Jury Rolls? I’ll take two.
Wait… you can’t order those at Tim Horton’s?
Comparisons with gooey goodies aside, jury rolls are, indeed, a sticky subject in the Nishnawbe-Aski Nation. They’ve been on the justice system’s menu of problem issues for almost 10 years, when the provincial government was first reminded of the gross inequities in the representation of First Nations people on criminal and coroner’s juries in our region.
Back then, the facts and stats were ghastly: an inquest into the deaths of two young men in Kashechewan had zero Anishinaabe jurors (not to mention that it was held in Toronto), and, in a criminal trial case that is currently on appeal to the Supreme Court of Canada, only 4.1 per cent of all the potential jurors on the list lived on reserve, in a district where about 33 per cent of the population does so.
Small wonder that simply sending out questionnaires based on outdated band lists didn’t meet the government’s obligation to ensure fair juries of one’s peers. So what is being done about it?
Last year, a former Supreme Court judge was hired to investigate the problem, and he determined that “substantive and systemic changes to the criminal justice system are necessary conditions for the participation of First Nation peoples on juries in Ontario”. In other words, we won’t end up with fair juries unless we fix the root causes of what makes this whole apparatus unfair in the first place.
Justice Iacobucci made 17 recommendations in his report, which were received with much governmental head-nodding and promises of action.
These changes, if actually established, will make it easier for Anishinaabe, both on and off-reserve, to be included in the essential job of helping the justice system make its most important decisions.
They include such breakthroughs as using accurate contact information for reserve community residents, and offering slightly more than the, well, zero dollars that is currently extended to most people who devote their time and deliberation as jurors. Interestingly, the report also suggested that First Nations people might be more inclined to participate if invited to volunteer as jurors, instead of being threatened with fines or jail time if they don’t respond to the system’s call for duty.
Part of what makes the problem so complicated, it seems to me, is that the same lists are used for two very different kinds of juries. The one most people know better (at least from television) are criminal court trials, in which 12 people assess every shred of evidence to decide whether the accused is guilty, in law, of a certain crime.
Jury trials happen pretty rarely in the Nishnawbe-Aski Nation, and only in the Superior Court seats of Kenora, Fort Frances, Thunder Bay, Cochrane and Timmins.
There are a huge number of practical and cultural reasons why Anishinaabe, especially living on reserve, may not feel able or willing to leave home, perhaps for weeks, not to help in healing, not to work in restoration, but to sit in stark, black-and-white judgment of someone who is very likely Anishinaabe as well. To take part in a process, essentially, which has rarely made life better for anyone involved in a criminal wrongdoing, and more often makes things worse.

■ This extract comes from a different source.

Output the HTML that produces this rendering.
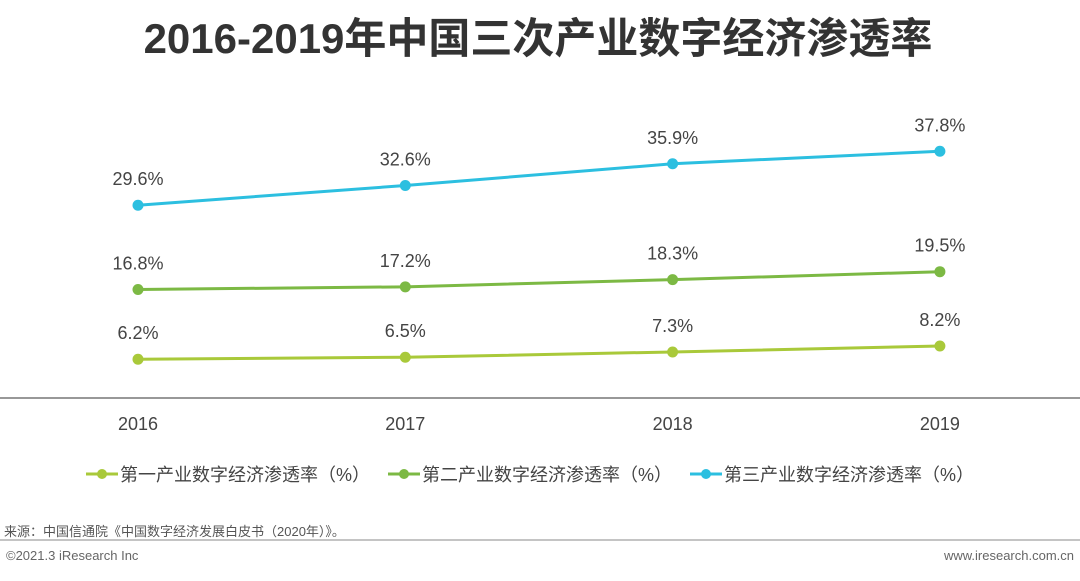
<!DOCTYPE html>
<html><head><meta charset="utf-8"><style>
body{margin:0;width:1080px;height:576px;background:#fff;overflow:hidden;font-family:"Liberation Sans","Noto Sans CJK SC",sans-serif}
svg text{font-family:"Liberation Sans","Noto Sans CJK SC",sans-serif}
</style></head><body>
<svg width="1080" height="576">
<text x="538" y="53" text-anchor="middle" font-size="42" font-weight="bold" fill="#333">2016-2019年中国三次产业数字经济渗透率</text>
<line x1="0" y1="398" x2="1080" y2="398" stroke="#777" stroke-width="1.5"/>
<g id="plot"></g>
<g id="xt"></g>
<g id="legend"></g>
<text x="4" y="536" font-size="13" fill="#555">来源：中国信通院《中国数字经济发展白皮书（2020年）》。</text>
<line x1="0" y1="540" x2="1080" y2="540" stroke="#888" stroke-width="1"/>
<text x="6" y="560" font-size="13" fill="#666">©2021.3 iResearch Inc</text>
<text x="1074" y="560" font-size="13" fill="#666" text-anchor="end">www.iresearch.com.cn</text>
</svg>
<script>
const years=["2016","2017","2018","2019"];
const primary=[6.2,6.5,7.3,8.2];
const secondary=[16.8,17.2,18.3,19.5];
const tertiary=[29.6,32.6,35.9,37.8];
const seriesNames=["第一产业数字经济渗透率（%）","第二产业数字经济渗透率（%）","第三产业数字经济渗透率（%）"];
const NS="http://www.w3.org/2000/svg";
const colors=["#a9c93a","#7cb944","#2cbfe0"];
const xs=i=>138+i*267.3;
const ys=v=>400-v*6.58;
function mk(tag,attrs,parent){const e=document.createElementNS(NS,tag);for(const k in attrs)e.setAttribute(k,attrs[k]);parent.appendChild(e);return e;}
const plot=document.getElementById('plot');
[primary,secondary,tertiary].forEach((s,si)=>{
  const pts=s.map((v,i)=>xs(i)+","+ys(v)).join(" ");
  const pl=mk('polyline',{points:pts,fill:"none",stroke:colors[si],"stroke-width":3},plot);
  
  
  s.forEach((v,i)=>{
    const c=mk('circle',{cx:xs(i),cy:ys(v),r:5.5,fill:colors[si]},plot);
    
    
    const t=mk('text',{x:xs(i),y:ys(v)-20,"text-anchor":"middle","font-size":18,fill:"#444"},plot);
    t.textContent=v.toFixed(1)+"%";
    
    
  });
});
const xt=document.getElementById('xt');
years.forEach((y,i)=>{
  const t=mk('text',{x:xs(i),y:430,"text-anchor":"middle","font-size":18,fill:"#444"},xt);
  t.textContent=y;
  
  
});
const lg=document.getElementById('legend');
const lx=[86,388,690];
seriesNames.forEach((n,i)=>{
  const g=mk('g',{},lg);
  
  
  mk('line',{x1:lx[i],y1:474,x2:lx[i]+32,y2:474,stroke:colors[i],"stroke-width":3},g);
  mk('circle',{cx:lx[i]+16,cy:474,r:5,fill:colors[i]},g);
  const t=mk('text',{x:lx[i]+34,y:481,"font-size":18,fill:"#444"},g);
  t.textContent=n;
});
</script>
</body></html>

Everyone working in the justice system should know that it will probably never be easy to force, invite, or encourage Anishinaabe to be active participants in trials that are actively working against Anishinaabe ways of doing justice.
The other kind of jury is that which finds facts and makes recommendations after somebody has died (most often if the death happened while the person was in custody). Coroner’s inquests, as these processes are known, involve just five members of the public, who are asked to provide answers and advice about how the death happened, and how to ensure that any similar tragedy does not happen in the future.
Unlike criminal juries, which are all about blame, the collective wisdom of coroner’s juries is harnessed to build stronger, safer relationships between individuals and authorities, moving forward. The absolute best people for a job like this are those who know and care deeply about the community affected by a death being investigated. From my perspective, there is no reason to doubt that if the justice system did a better job of reaching out to Anishinaabe to serve as members of coroner’s juries, that they would not respond to the invitation to participate in and enrich these inquests.
Our desperately outdated and ineffective jury roll system can certainly be improved , with enough nuts-and-bolts tinkering.
But the more difficult task, as Justice Iacobucci recognized, is in creating a justice climate in which Anishinaabe feel belonging, ownership, purpose, even pride. Nothing less, given a century-long history of tension and outright oppression, will make for truly representative, truly fair juries.
Perhaps we either need to create two lists (an answer that may only solve half the problem), or, more radically, we need to figure out how to make criminal trials in the Nishnawbe-Aski Nation more like coroner’s inquests, and less like the finger-pointing rituals that seem so wrong and harmful to Anishinaabe ways.